Sections

Commentary

We may live in different worlds, but sanctions on Russia still make sense

My colleague, Clifford Gaddy, wrote about sanctions on Russia on this blog on March 9. He notes that the West, on the one hand, and President Vladimir Putin and Russia, on the other, hold fundamentally different views of global and national security, and argues that U.S. and European Union sanctions on Russia are bound to fail. I hesitate to challenge Cliff—his knowledge of Russia and Russians is immense—but, as a supporter of sanctions, I will push back on four points.

First, it is too early to tell whether sanctions will fail in their goal, which is, as Cliff noted, “to change Putin’s calculus.” There is no doubt that sanctions have contributed, along with the fall in the price of oil and Moscow’s own failure to make needed structural reforms, to a Russian economy that is very troubled.

The Ministry of Economy in Moscow forecasts a three percent contraction in the Russian economy in 2015. Capital outflow from Russia in 2014 amounted to $150 billion. And Russia’s international reserves fell from $510 billion in January 2014 to $360 billion this February.

True, the sanctions have not yet achieved their political objective of effecting a genuine shift in Russian policy toward Ukraine. Moscow still seeks destabilization of the government in Kyiv, in order to make it more difficult for that government to address its pressing economic reform agenda and draw closer to the European Union.

But the Russian president can hardly be indifferent to his falling international reserves or to the decline in the average Russian’s purchasing power.
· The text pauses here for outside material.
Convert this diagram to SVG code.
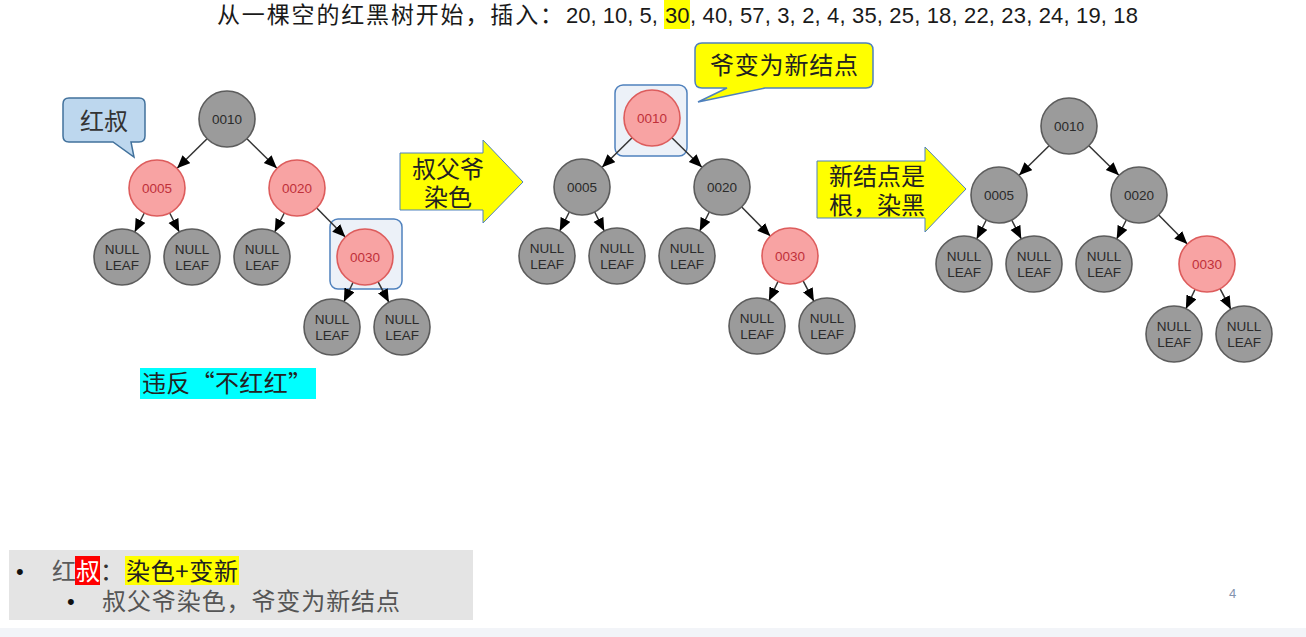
<svg xmlns="http://www.w3.org/2000/svg" width="1306" height="637" viewBox="0 0 1306 637">
<style>
.cjk{font-family:"Noto Sans CJK SC","Liberation Serif",serif;}
.num{font-family:"Liberation Sans",Arial,sans-serif;}
.gn circle{fill:#9b9b9b;stroke:#5c5c5c;stroke-width:1.6;}
.rn circle{fill:#f8a3a3;stroke:#dd5c5c;stroke-width:1.6;}
.nt{font-family:"Liberation Sans",Arial,sans-serif;font-size:13.5px;text-anchor:middle;}
.gn text{fill:#2a2a2a;}
.rn text{fill:#c0303a;}
.edge{stroke:#333;stroke-width:1.5;fill:none;marker-end:url(#ah);}
.hl{fill:#dce6f2;fill-opacity:0.55;stroke:#4f81bd;stroke-width:1.5;}
</style>
<defs>
<marker id="ah" markerUnits="userSpaceOnUse" markerWidth="14" markerHeight="12" refX="13" refY="5.5" orient="auto">
<path d="M0,0 L13,5.5 L0,11 Z" fill="#000"/>
</marker>
</defs>
<rect x="0" y="0" width="1306" height="637" fill="#ffffff"/>
<rect x="0" y="628" width="1306" height="9" fill="#f2f4f8"/>

<!-- title -->
<g id="title">
<rect x="664" y="0" width="26" height="29" fill="#ffff00"/>
<text class="cjk" x="217" y="23" font-size="23" fill="#1a1a1a" textLength="346" lengthAdjust="spacing">从一棵空的红黑树开始，插入：</text>
<text class="num" x="566" y="23" font-size="22" fill="#1a1a1a">20, 10, 5,</text>
<text class="num" x="665" y="23" font-size="22" fill="#1a1a1a">30</text>
<text class="num" x="690" y="23" font-size="22" fill="#1a1a1a" textLength="448" lengthAdjust="spacing">, 40, 57, 3, 2, 4, 35, 25, 18, 22, 23, 24, 19, 18</text>
</g>

<!-- highlight boxes -->
<rect class="hl" x="330" y="219" width="72" height="70" rx="8"/>
<rect class="hl" x="615" y="85" width="72" height="71" rx="8"/>

<!-- connectors -->
<g id="connectors">
<g id="conn-t1">
<line class="edge" x1="207.1" y1="138.7" x2="177.1" y2="168.3"/>
<line class="edge" x1="246.9" y1="138.7" x2="276.9" y2="168.3"/>
<line class="edge" x1="144.3" y1="213" x2="134.7" y2="232"/>
<line class="edge" x1="169.7" y1="213" x2="179.3" y2="232"/>
<line class="edge" x1="284.3" y1="213" x2="274.7" y2="232"/>
<line class="edge" x1="316.7" y1="207.9" x2="345.3" y2="237.1"/>
<line class="edge" x1="353.1" y1="282.3" x2="343.9" y2="301.7"/>
<line class="edge" x1="378.1" y1="281.8" x2="388.9" y2="302.3"/>
</g>
<g id="conn-t2" transform="translate(425,-1)">
<line class="edge" x1="207.1" y1="138.7" x2="177.1" y2="168.3"/>
<line class="edge" x1="246.9" y1="138.7" x2="276.9" y2="168.3"/>
<line class="edge" x1="144.3" y1="213" x2="134.7" y2="232"/>
<line class="edge" x1="169.7" y1="213" x2="179.3" y2="232"/>
<line class="edge" x1="284.3" y1="213" x2="274.7" y2="232"/>
<line class="edge" x1="316.7" y1="207.9" x2="345.3" y2="237.1"/>
<line class="edge" x1="353.1" y1="282.3" x2="343.9" y2="301.7"/>
<line class="edge" x1="378.1" y1="281.8" x2="388.9" y2="302.3"/>
</g>
<g id="conn-t3" transform="translate(842,7)">
<line class="edge" x1="207.1" y1="138.7" x2="177.1" y2="168.3"/>
<line class="edge" x1="246.9" y1="138.7" x2="276.9" y2="168.3"/>
<line class="edge" x1="144.3" y1="213" x2="134.7" y2="232"/>
<line class="edge" x1="169.7" y1="213" x2="179.3" y2="232"/>
<line class="edge" x1="284.3" y1="213" x2="274.7" y2="232"/>
<line class="edge" x1="316.7" y1="207.9" x2="345.3" y2="237.1"/>
<line class="edge" x1="353.1" y1="282.3" x2="343.9" y2="301.7"/>
<line class="edge" x1="378.1" y1="281.8" x2="388.9" y2="302.3"/>
</g>
</g>

<!-- tree 1 -->
<g id="t1-0010" class="gn" transform="translate(227,119)"><circle r="28"/><text class="nt" y="5">0010</text></g>
<g id="t1-0005" class="rn" transform="translate(157,188)"><circle r="28"/><text class="nt" y="5">0005</text></g>
<g id="t1-0020" class="rn" transform="translate(297,188)"><circle r="28"/><text class="nt" y="5">0020</text></g>
<g id="t1-0030" class="rn" transform="translate(365,257)"><circle r="28"/><text class="nt" y="5">0030</text></g>
<g id="t1-leaf1" class="gn" transform="translate(122,257)"><circle r="28"/><text class="nt" y="-3">NULL</text><text class="nt" y="13">LEAF</text></g>
<g id="t1-leaf2" class="gn" transform="translate(192,257)"><circle r="28"/><text class="nt" y="-3">NULL</text><text class="nt" y="13">LEAF</text></g>
<g id="t1-leaf3" class="gn" transform="translate(262,257)"><circle r="28"/><text class="nt" y="-3">NULL</text><text class="nt" y="13">LEAF</text></g>
<g id="t1-leaf4" class="gn" transform="translate(332,327)"><circle r="28"/><text class="nt" y="-3">NULL</text><text class="nt" y="13">LEAF</text></g>
<g id="t1-leaf5" class="gn" transform="translate(402,327)"><circle r="28"/><text class="nt" y="-3">NULL</text><text class="nt" y="13">LEAF</text></g>

<!-- tree 2 -->
<g id="t2-0010" class="rn" transform="translate(652,118)"><circle r="28"/><text class="nt" y="5">0010</text></g>
<g id="t2-0005" class="gn" transform="translate(582,187)"><circle r="28"/><text class="nt" y="5">0005</text></g>
<g id="t2-0020" class="gn" transform="translate(722,187)"><circle r="28"/><text class="nt" y="5">0020</text></g>
<g id="t2-0030" class="rn" transform="translate(790,256)"><circle r="28"/><text class="nt" y="5">0030</text></g>
<g id="t2-leaf1" class="gn" transform="translate(547,256)"><circle r="28"/><text class="nt" y="-3">NULL</text><text class="nt" y="13">LEAF</text></g>
<g id="t2-leaf2" class="gn" transform="translate(617,256)"><circle r="28"/><text class="nt" y="-3">NULL</text><text class="nt" y="13">LEAF</text></g>
<g id="t2-leaf3" class="gn" transform="translate(687,256)"><circle r="28"/><text class="nt" y="-3">NULL</text><text class="nt" y="13">LEAF</text></g>
<g id="t2-leaf4" class="gn" transform="translate(757,326)"><circle r="28"/><text class="nt" y="-3">NULL</text><text class="nt" y="13">LEAF</text></g>
<g id="t2-leaf5" class="gn" transform="translate(827,326)"><circle r="28"/><text class="nt" y="-3">NULL</text><text class="nt" y="13">LEAF</text></g>

<!-- tree 3 -->
<g id="t3-0010" class="gn" transform="translate(1069,126)"><circle r="28"/><text class="nt" y="5">0010</text></g>
<g id="t3-0005" class="gn" transform="translate(999,195)"><circle r="28"/><text class="nt" y="5">0005</text></g>
<g id="t3-0020" class="gn" transform="translate(1139,195)"><circle r="28"/><text class="nt" y="5">0020</text></g>
<g id="t3-0030" class="rn" transform="translate(1207,264)"><circle r="28"/><text class="nt" y="5">0030</text></g>
<g id="t3-leaf1" class="gn" transform="translate(964,264)"><circle r="28"/><text class="nt" y="-3">NULL</text><text class="nt" y="13">LEAF</text></g>
<g id="t3-leaf2" class="gn" transform="translate(1034,264)"><circle r="28"/><text class="nt" y="-3">NULL</text><text class="nt" y="13">LEAF</text></g>
<g id="t3-leaf3" class="gn" transform="translate(1104,264)"><circle r="28"/><text class="nt" y="-3">NULL</text><text class="nt" y="13">LEAF</text></g>
<g id="t3-leaf4" class="gn" transform="translate(1174,334)"><circle r="28"/><text class="nt" y="-3">NULL</text><text class="nt" y="13">LEAF</text></g>
<g id="t3-leaf5" class="gn" transform="translate(1244,334)"><circle r="28"/><text class="nt" y="-3">NULL</text><text class="nt" y="13">LEAF</text></g>

<!-- callouts -->
<g id="callout-red-uncle">
<path d="M69,98 H139 Q145,98 145,104 V136 Q145,142 139,142 H131 L134,157 L113,142 H69 Q63,142 63,136 V104 Q63,98 69,98 Z" fill="#bdd7ee" stroke="#41719c" stroke-width="1.5"/>
<text class="cjk" x="104" y="130" font-size="24" fill="#333" text-anchor="middle">红叔</text>
</g>
<g id="callout-grandpa">
<path d="M702,43 H866 Q873,43 873,50 V81 Q873,88 866,88 H765 L698,102 L727,88 H702 Q695,88 695,81 V50 Q695,43 702,43 Z" fill="#ffff00" stroke="#4f81bd" stroke-width="1.5"/>
<text class="cjk" x="784" y="74" font-size="24" fill="#222" text-anchor="middle" textLength="148" lengthAdjust="spacing">爷变为新结点</text>
</g>

<!-- big arrows -->
<g id="arrow-recolor">
<polygon points="400,153 483,153 483,140 523,182 483,223 483,210 400,210" fill="#ffff00" stroke="#4f81bd" stroke-width="1"/>
<text class="cjk" x="448" y="178" font-size="24" fill="#222" text-anchor="middle">叔父爷</text>
<text class="cjk" x="448" y="206" font-size="24" fill="#222" text-anchor="middle">染色</text>
</g>
<g id="arrow-root">
<polygon points="817,161 925,161 925,147 966,189 925,232 925,218 817,218" fill="#ffff00" stroke="#4f81bd" stroke-width="1"/>
<text class="cjk" x="829" y="185" font-size="24" fill="#222">新结点是</text>
<text class="cjk" x="829" y="214" font-size="24" fill="#222">根，染黑</text>
</g>

<!-- violation label -->
<g id="violation">
<rect x="140" y="368" width="176" height="31" fill="#00ffff"/>
<text class="cjk" x="142" y="392" font-size="24" fill="#222" textLength="170" lengthAdjust="spacing">违反“不红红”</text>
</g>

<!-- bottom summary -->
<g id="summary">
<rect x="9" y="550" width="464" height="70" fill="#e4e4e4"/>
<text class="num" x="16" y="579" font-size="22" fill="#111">•</text>
<text class="cjk" x="52" y="580" font-size="24" fill="#5a5a5a">红</text>
<rect x="75" y="556" width="25" height="29" fill="#ff0000"/>
<text class="cjk" x="76" y="580" font-size="24" fill="#ffffff">叔</text>
<text class="cjk" x="100" y="580" font-size="24" fill="#333">：</text>
<rect x="125" y="556" width="114" height="29" fill="#ffff00"/>
<text class="cjk" x="126" y="580" font-size="24" fill="#222" textLength="112" lengthAdjust="spacing">染色+变新</text>
<text class="num" x="67" y="609" font-size="22" fill="#111">•</text>
<text class="cjk" x="102" y="610" font-size="24" fill="#555" textLength="298" lengthAdjust="spacing">叔父爷染色，爷变为新结点</text>
</g>

<text class="num" x="1229" y="598" font-size="13" fill="#8393ad">4</text>
</svg>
Those trends will deepen over the course of the year if Russian troops remain in eastern Ukraine and the West maintains its sanctions.

For more than a decade, Russian economists have spoken of Putin’s implicit social compact with the Russian people: they will get little political say but in return will enjoy economic security and rising living standards. If he cannot undo the sanctions and oil prices stay low, Putin may begin to get nervous that he is not holding up his side of the bargain. He might then look for a way out.

Second, Cliff argues that Putin and the Russians will not give in to sanctions because they see themselves as defending against an existential threat in Ukraine—that Russians are being asked to “accept a political and military situation that will threaten the survival of their nation” in order to end the sanctions. But is that really the choice that Russians face?

Russians might regard a Ukraine that is a member of NATO and the European Union as an existential threat. That, however, is not on offer. There is no interest within NATO in putting Ukraine on a membership track. The Obama administration has expressed no support for that, and key Alliance members such as Germany and France have made clear their opposition to Ukraine joining NATO. For its part, the European Union has resolutely resisted even offering Kyiv a prospect of membership.

Putin may worry that if—and this is a big if—Ukraine builds a modern, democratic, market economy outside of NATO and the European Union, the Russian people might see Maidan-like demonstrations as a vehicle for venting their discontent. If they did, that would result from Russia’s internal disfunctionality. So Putin might see that kind of Ukraine as an existential threat to his hold on power, but would the Russian people regard it as a danger?

Third, Cliff argues that, for the West, “winning” in the current stand-off with Moscow could mean that Russia must collapse. No Western leader seeks that. A Russian collapse—which Putin’s policies may make more likely—would pose a series of nightmares for the United States and Europe: a complex set of division issues that would invariably impact Western interests, a huge power vacuum in Eurasia, and who wants to deal with a nuclear-armed Saratov or Irkutsk?

The goal behind Western sanctions is far more modest: persuading the Kremlin that it should not use military force to seize territory or to undermine a neighboring state for its domestic policy choices. This gets back to the West’s view of a rules-based security order in Europe, the most fundamental rule of which is that states should not use force to change borders. That, by the way, was enshrined in the 1975 Helsinki Final Act at the insistence of the Soviet Union.

Fourth, Cliff argues that differences between the West and Russia can only be resolved by negotiation. If the West casts aside sanctions, what tools in their place would encourage the Russian leader to abandon his current course of dismembering Ukraine in favor of a genuine negotiation?

If the West’s sanctions were truly aimed at securing NATO missile bases in Ukraine or the collapse of Russia, it would be understandable that Russians would regard those demands as unacceptable, and Western sanctions policy would fail. The West’s objective, however, is to get Russia to stop using force against Ukraine, to engage in a real negotiation, and to then implement the agreements reached.

Assuming that Putin has not fallen completely under the spell of the propaganda that his government spews out, there should be an acceptable middle ground. Sanctions can play a role in steering the Kremlin toward that. And even if in the end they do not, sanctions nevertheless will make clear to Moscow that egregious misbehavior has costs.